Samskip has launched a direct weekly service connecting Portugal and the UK, introducing its own vessel to sustain links between Tilbury, Lisbon, Leixões and its multimodal hub port of Rotterdam
The Netherlands-based group introduced a 1,000-TEU container ship on charter from November. It will sustain UK-Portugal transit times of five days, while continuing to offer four-times weekly services from Rotterdam to Leixões and weekly to Lisbon via space booked with other carriers.
The upgrade will allow Samskip to grow its Portugal-UK volumes by 30-40%, according Samskip trade manager Iberia Lisa Westerhuis.
“We have been building our multimodal presence in Portugal for over a decade through shortsea, rail and last-mile road services,” said Ms Westerhuis. “Now, Samskip is responding to growing UK-Portugal demand with its own ship: when new capacity is required, we seek solutions where reliability and efficiency is in our own hands.”
Samskip’s agency in Portugal, Noatum Maritime Services’ international commercial managing director, Luis Paz da Silva said 45 ft length containers were proving key in persuading Portuguese importers and exporters to switch away from road haulage. “The 45-footer is especially competitive with trailers at distances of up to 200 km from the ports, including cross-border,” he said, estimating that the 45 ft market in Portugal today is four times what it was 10 years ago.

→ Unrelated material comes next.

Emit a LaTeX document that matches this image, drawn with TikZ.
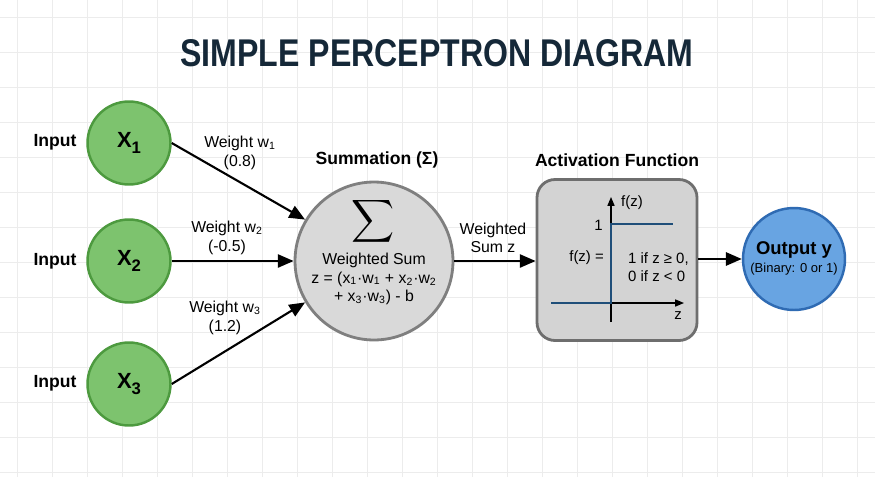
\documentclass[tikz,border=0pt]{standalone}
\usepackage{fontspec}
\setmainfont{Liberation Sans}
\usetikzlibrary{arrows.meta}

\definecolor{gridgray}{HTML}{ECECEC}
\definecolor{inputgreen}{HTML}{7DC36E}
\definecolor{greenedge}{HTML}{4D9A3F}
\definecolor{sumgray}{HTML}{D9D9D9}
\definecolor{sumedge}{HTML}{7F7F7F}
\definecolor{boxgray}{HTML}{D3D3D3}
\definecolor{boxedge}{HTML}{6E6E6E}
\definecolor{outblue}{HTML}{68A4E2}
\definecolor{outedge}{HTML}{2F6BB3}
\definecolor{stepnavy}{HTML}{1F4E79}
\definecolor{titlenavy}{HTML}{152838}

\tikzset{
  inputnode/.style={circle, draw=greenedge, fill=inputgreen, line width=1.4pt,
    minimum size=1.66cm, inner sep=0pt, font=\fontsize{12.5}{12.5}\selectfont\bfseries},
  inputlabel/.style={font=\fontsize{10}{10}\selectfont\bfseries},
  weightlabel/.style={align=center, font=\fontsize{9}{10.5}\selectfont},
  headlabel/.style={font=\fontsize{10}{10}\selectfont\bfseries},
  flow/.style={line width=1.2pt, -{Triangle[length=9pt,width=7.5pt]}},
}

\newcommand{\xsub}[2]{#1\raisebox{-0.5ex}{\fontsize{9.5}{9.5}\selectfont #2}}

\begin{document}
\begin{tikzpicture}[x=0.02cm, y=-0.02cm]
    \useasboundingbox (0,0) rectangle (875,477);
    \fill[white] (0,0) rectangle (875,477);

    % faint background grid
    \foreach \gx in {17,52,...,875}
        \draw[gridgray, line width=0.4pt] (\gx,0) -- (\gx,477);
    \foreach \gy in {17,52,...,477}
        \draw[gridgray, line width=0.4pt] (0,\gy) -- (875,\gy);

    % title
    \node[text=titlenavy, font=\fontsize{22}{22}\selectfont\bfseries] (title) at (437,53)
        {\scalebox{0.83}[1]{SIMPLE PERCEPTRON DIAGRAM}};

    % inputs
    \node[inputnode] (x1) at (129,143) {\xsub{X}{1}};
    \node[inputnode] (x2) at (129,261) {\xsub{X}{2}};
    \node[inputnode] (x3) at (129,384) {\xsub{X}{3}};
    \node[inputlabel] (in1) at (55,142) {Input};
    \node[inputlabel] (in2) at (55,261) {Input};
    \node[inputlabel] (in3) at (55,383) {Input};

    % summation
    \node[circle, draw=sumedge, fill=sumgray, line width=1.6pt, minimum size=3.16cm,
        inner sep=0pt] (sum) at (374,261) {};
    \node (sigma) at (373,221) {\scalebox{1.7}{$\displaystyle\sum$}};
    \node[align=center, font=\fontsize{9}{10.6}\selectfont] (sumtext) at (374,279)
        {Weighted Sum\\z = (x\textsubscript{1}·w\textsubscript{1} + x\textsubscript{2}·w\textsubscript{2}\\+ x\textsubscript{3}·w\textsubscript{3}) - b};
    \node[headlabel] (sumhead) at (377,160) {Summation (Σ)};

    % weighted inputs
    \draw[flow] (x1.east) -- (sum.149);
    \draw[flow] (x2.east) -- (sum.west);
    \draw[flow] (x3.east) -- (sum.211);
    \node[weightlabel] (w1) at (240,153) {Weight w\textsubscript{1}\\(0.8)};
    \node[weightlabel] (w2) at (227,238) {Weight w\textsubscript{2}\\(-0.5)};
    \node[weightlabel] (w3) at (225,318) {Weight w\textsubscript{3}\\(1.2)};

    % activation function
    \node[draw=boxedge, fill=boxgray, line width=1.6pt, rounded corners=0.36cm,
        minimum width=3.2cm, minimum height=3.22cm, inner sep=0pt] (act) at (617,260) {};
    \node[headlabel] (acthead) at (617,160) {Activation Function};
    \draw[line width=0.7pt, -{Triangle[length=5pt,width=4pt]}] (611,322) -- (611,197);
    \draw[line width=0.7pt, -{Triangle[length=5pt,width=4pt]}] (551,303) -- (684,303);
    \draw[stepnavy, line width=1.5pt] (551,303) -- (611,303) -- (611,224) -- (673,224);
    \node[anchor=west, font=\fontsize{8.5}{8.5}\selectfont] (fzaxis) at (615,203) {f(z)};
    \node[anchor=east, font=\fontsize{8.5}{8.5}\selectfont] (one) at (609,225) {1};
    \node[font=\fontsize{8.5}{8.5}\selectfont] (zaxis) at (678,316) {z};
    \node[anchor=east, font=\fontsize{8.5}{8.5}\selectfont] (fzeq) at (610,258) {f(z) =};
    \node[anchor=west, align=left, font=\fontsize{8.5}{10}\selectfont] (cases) at (622,267)
        {1 if z ≥ 0,\\0 if z < 0};

    % output
    \node[circle, draw=outedge, fill=outblue, line width=1.4pt, minimum size=2.04cm,
        inner sep=0pt] (out) at (794,259) {};
    \node[font=\fontsize{10.5}{10.5}\selectfont\bfseries] (outtext) at (794,250) {Output y};
    \node[font=\fontsize{7.4}{7.4}\selectfont] (outsub) at (794,269) {(Binary: 0 or 1)};

    % sum to activation to output
    \draw[flow] (sum.east) -- (sum.east -| act.west);
    \node[align=center, font=\fontsize{9}{10.3}\selectfont] (zlabel) at (493,238) {Weighted\\Sum z};
    \draw[flow] (act.east |- out.west) -- (out.west);
\end{tikzpicture}
\end{document}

The last decade has seen Samskip build strong relations with Portuguese exporters to the UK, with food and drinks businesses a specific target for the new direct service. Southbound, the European Samskip multimodal network that feeds shortsea links out of Rotterdam was being boosted by Norwegian exports in transit after the integration of the company’s 2017 acquisition Nor Lines, said Mr Paz da Silva.

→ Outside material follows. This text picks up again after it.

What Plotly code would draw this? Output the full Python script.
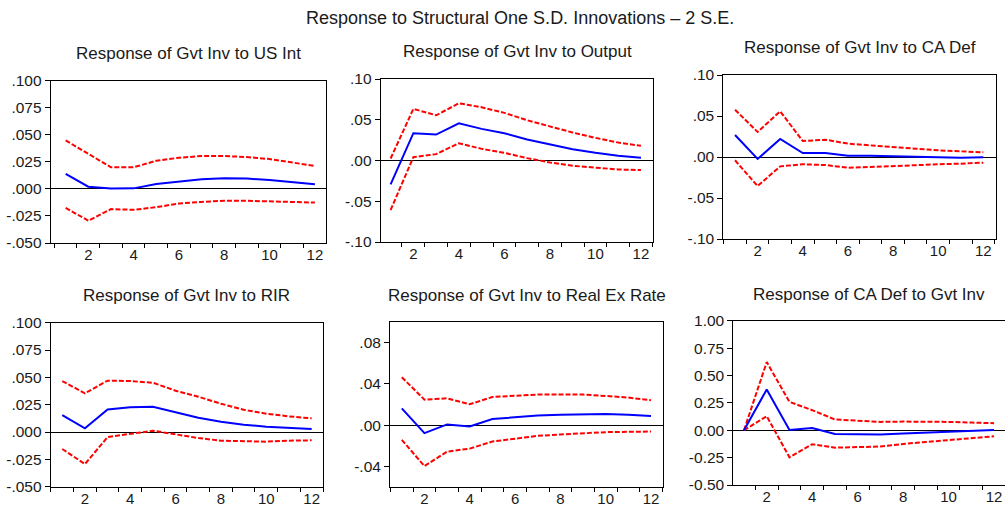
import plotly.graph_objects as go

periods = list(range(1, 13))

titles = [
    "Response of Gvt Inv to US Int",
    "Response of Gvt Inv to Output",
    "Response of Gvt Inv to CA Def",
    "Response of Gvt Inv to RIR",
    "Response of Gvt Inv to Real Ex Rate",
    "Response of CA Def to Gvt Inv",
]

# Panel 1: Gvt Inv to US Int
p1_resp = [0.0138, 0.0020, 0.0003, 0.0005, 0.0046, 0.0070, 0.0089, 0.0098, 0.0095, 0.0083, 0.0064, 0.0043]
p1_upper = [0.0448, 0.0325, 0.0200, 0.0200, 0.0260, 0.0288, 0.0304, 0.0304, 0.0294, 0.0276, 0.0245, 0.0212]
p1_lower = [-0.0175, -0.0294, -0.0187, -0.0193, -0.0169, -0.0135, -0.0120, -0.0110, -0.0110, -0.0117, -0.0120, -0.0126]

# Panel 2: Gvt Inv to Output
p2_resp = [-0.0294, 0.0335, 0.0318, 0.0457, 0.0388, 0.0335, 0.0257, 0.0196, 0.0139, 0.0094, 0.0057, 0.0033]
p2_upper = [0.0024, 0.0633, 0.0555, 0.0702, 0.0653, 0.0584, 0.0494, 0.0416, 0.0343, 0.0278, 0.0220, 0.0180]
p2_lower = [-0.0608, 0.0041, 0.0078, 0.0212, 0.0143, 0.0094, 0.0029, -0.0024, -0.0065, -0.0090, -0.0110, -0.0118]

# Panel 3: Gvt Inv to CA Def
p3_resp = [0.0268, -0.0024, 0.0220, 0.0049, 0.0049, 0.0016, 0.0016, 0.0008, 0.0004, -0.0004, -0.0008, -0.0004]
p3_upper = [0.0577, 0.0305, 0.0557, 0.0195, 0.0211, 0.0163, 0.0142, 0.0118, 0.0102, 0.0081, 0.0069, 0.0057]
p3_lower = [-0.0040, -0.0354, -0.0114, -0.0089, -0.0098, -0.0130, -0.0122, -0.0114, -0.0102, -0.0089, -0.0081, -0.0069]

# Panel 4: Gvt Inv to RIR
p4_resp = [0.0155, 0.0034, 0.0207, 0.0226, 0.0232, 0.0180, 0.0131, 0.0095, 0.0067, 0.0049, 0.0037, 0.0027]
p4_upper = [0.0466, 0.0354, 0.0470, 0.0466, 0.0451, 0.0378, 0.0323, 0.0259, 0.0204, 0.0168, 0.0143, 0.0125]
p4_lower = [-0.0155, -0.0293, -0.0046, -0.0015, 0.0012, -0.0021, -0.0055, -0.0079, -0.0085, -0.0088, -0.0079, -0.0076]

# Panel 5: Gvt Inv to Real Ex Rate
p5_resp = [0.0163, -0.0078, 0.0007, -0.0013, 0.0059, 0.0078, 0.0094, 0.0101, 0.0107, 0.0107, 0.0101, 0.0088]
p5_upper = [0.0465, 0.0247, 0.0260, 0.0202, 0.0273, 0.0283, 0.0296, 0.0296, 0.0296, 0.0283, 0.0267, 0.0241]
p5_lower = [-0.0143, -0.0397, -0.0257, -0.0228, -0.0159, -0.0130, -0.0104, -0.0091, -0.0078, -0.0068, -0.0065, -0.0062]

# Panel 6: CA Def to Gvt Inv
p6_resp = [0.0, 0.372, 0.003, 0.021, -0.034, -0.037, -0.040, -0.030, -0.021, -0.012, -0.003, 0.003]
p6_upper = [0.0, 0.622, 0.259, 0.183, 0.098, 0.088, 0.076, 0.079, 0.079, 0.076, 0.070, 0.064]
p6_lower = [0.0, 0.128, -0.247, -0.128, -0.159, -0.152, -0.149, -0.125, -0.107, -0.088, -0.070, -0.055]

responses = [p1_resp, p2_resp, p3_resp, p4_resp, p5_resp, p6_resp]
uppers = [p1_upper, p2_upper, p3_upper, p4_upper, p5_upper, p6_upper]
lowers = [p1_lower, p2_lower, p3_lower, p4_lower, p5_lower, p6_lower]

# y-axis ticks
y1_vals = [0.100, 0.075, 0.050, 0.025, 0.000, -0.025, -0.050]
y1_text = [".100", ".075", ".050", ".025", ".000", "-.025", "-.050"]
y2_vals = [0.10, 0.05, 0.00, -0.05, -0.10]
y2_text = [".10", ".05", ".00", "-.05", "-.10"]
y5_vals = [0.08, 0.04, 0.00, -0.04]
y5_text = [".08", ".04", ".00", "-.04"]
y6_vals = [1.00, 0.75, 0.50, 0.25, 0.00, -0.25, -0.50]
y6_text = ["1.00", "0.75", "0.50", "0.25", "0.00", "-0.25", "-0.50"]

x_label_vals = [2, 4, 6, 8, 10, 12]
x_label_text = ["2", "4", "6", "8", "10", "12"]
x_minor_vals = [i + 0.5 for i in range(0, 13)]

W, H = 1005, 508
# pixel boxes: (left, right, top, bottom)
boxes = [
    (50.7, 326, 80.7, 243),
    (380.7, 653, 79, 242),
    (723.3, 996, 75, 239),
    (50.7, 323, 322.7, 486.7),
    (390, 663, 322, 487),
    (733.3, 1005, 320.7, 485),
]
xranges = [[0.34, 12.49], [0.565, 12.53], [0.48, 12.56], [0.49, 12.5], [0.48, 12.53], [0.53, 12.48]]
yranges = [[-0.05, 0.10], [-0.10, 0.10], [-0.10, 0.10], [-0.05, 0.10], [-0.06, 0.10], [-0.5, 1.0]]
yticks = [(y1_vals, y1_text), (y2_vals, y2_text), (y2_vals, y2_text),
          (y1_vals, y1_text), (y5_vals, y5_text), (y6_vals, y6_text)]
title_pos = [(188, 53), (517, 51.7), (860, 47.7), (186, 295), (527, 295), (869, 294)]

FONT = "Liberation Sans, Arial, sans-serif"
TXT = "#1a1a1a"

fig = go.Figure()
layout = dict(
    template="none",
    width=W, height=H,
    autosize=False,
    margin=dict(l=0, r=0, t=0, b=0, pad=0),
    paper_bgcolor="white", plot_bgcolor="white",
    showlegend=False,
    font=dict(family=FONT, size=15, color=TXT),
    annotations=[],
)

for i in range(6):
    n = i + 1
    xa = "x" if n == 1 else f"x{n}"
    ya = "y" if n == 1 else f"y{n}"
    xkey = "xaxis" if n == 1 else f"xaxis{n}"
    ykey = "yaxis" if n == 1 else f"yaxis{n}"
    l, r, t, b = boxes[i]

    fig.add_trace(go.Scatter(x=periods, y=uppers[i], mode="lines", xaxis=xa, yaxis=ya,
                             line=dict(color="#ff0000", width=2, dash="5px,2px"),
                             hoverinfo="skip"))
    fig.add_trace(go.Scatter(x=periods, y=lowers[i], mode="lines", xaxis=xa, yaxis=ya,
                             line=dict(color="#ff0000", width=2, dash="5px,2px"),
                             hoverinfo="skip"))
    fig.add_trace(go.Scatter(x=periods, y=responses[i], mode="lines", xaxis=xa, yaxis=ya,
                             line=dict(color="#0000ff", width=2)))

    layout[xkey] = dict(
        domain=[l / W, min(r / W, 1.0)],
        anchor=ya,
        range=xranges[i],
        automargin=False,
        showgrid=False, zeroline=False,
        showline=True, mirror=True, linecolor="black", linewidth=1,
        tickmode="array", tickvals=x_label_vals, ticktext=x_label_text,
        ticks="outside", ticklen=0, tickcolor="rgba(0,0,0,0)",
        ticklabelstandoff=-2,
        tickfont=dict(family=FONT, size=15, color=TXT),
        minor=dict(tickmode="array", tickvals=x_minor_vals, ticks="outside",
                   ticklen=4, tickcolor="black", tickwidth=1, showgrid=False),
        fixedrange=True,
    )
    layout[ykey] = dict(
        domain=[1 - b / H, 1 - t / H],
        anchor=xa,
        range=yranges[i],
        automargin=False,
        showgrid=False,
        zeroline=True, zerolinecolor="black", zerolinewidth=1,
        showline=True, mirror=True, linecolor="black", linewidth=1,
        tickmode="array", tickvals=yticks[i][0], ticktext=yticks[i][1],
        ticks="outside", ticklen=5, tickcolor="black", tickwidth=1,
        tickfont=dict(family=FONT, size=15.5, color=TXT),
        fixedrange=True,
    )
    tx, ty = title_pos[i]
    layout["annotations"].append(dict(
        text=titles[i], x=tx / W, y=1 - ty / H, xref="paper", yref="paper",
        xanchor="center", yanchor="middle", showarrow=False,
        font=dict(family=FONT, size=17, color=TXT),
    ))

layout["annotations"].append(dict(
    text="Response to Structural One S.D. Innovations \u2013 2 S.E.",
    x=520 / W, y=1 - 18 / H, xref="paper", yref="paper",
    xanchor="center", yanchor="middle", showarrow=False,
    font=dict(family=FONT, size=18, color=TXT),
))

fig.update_layout(**layout)
fig.write_html(
    "out.html",
    config={"displayModeBar": False},
    post_script="document.body.style.margin='0';document.body.style.padding='0';document.body.style.overflow='hidden';",
)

“People are paying attention to shortsea for door-to-door services as never before and the timing is right to introduce a higher quality direct shortsea link. We also envisage this route as a platform for value-added services, such as cross-docking and LCL, and a new opportunity to work hand-in-hand with deepsea carriers.”
Ms Westerhuis added that, as well as aligning with EU transport policy aspirations, the shortsea option is bringing significant CO2 emissions savings over its road competitor.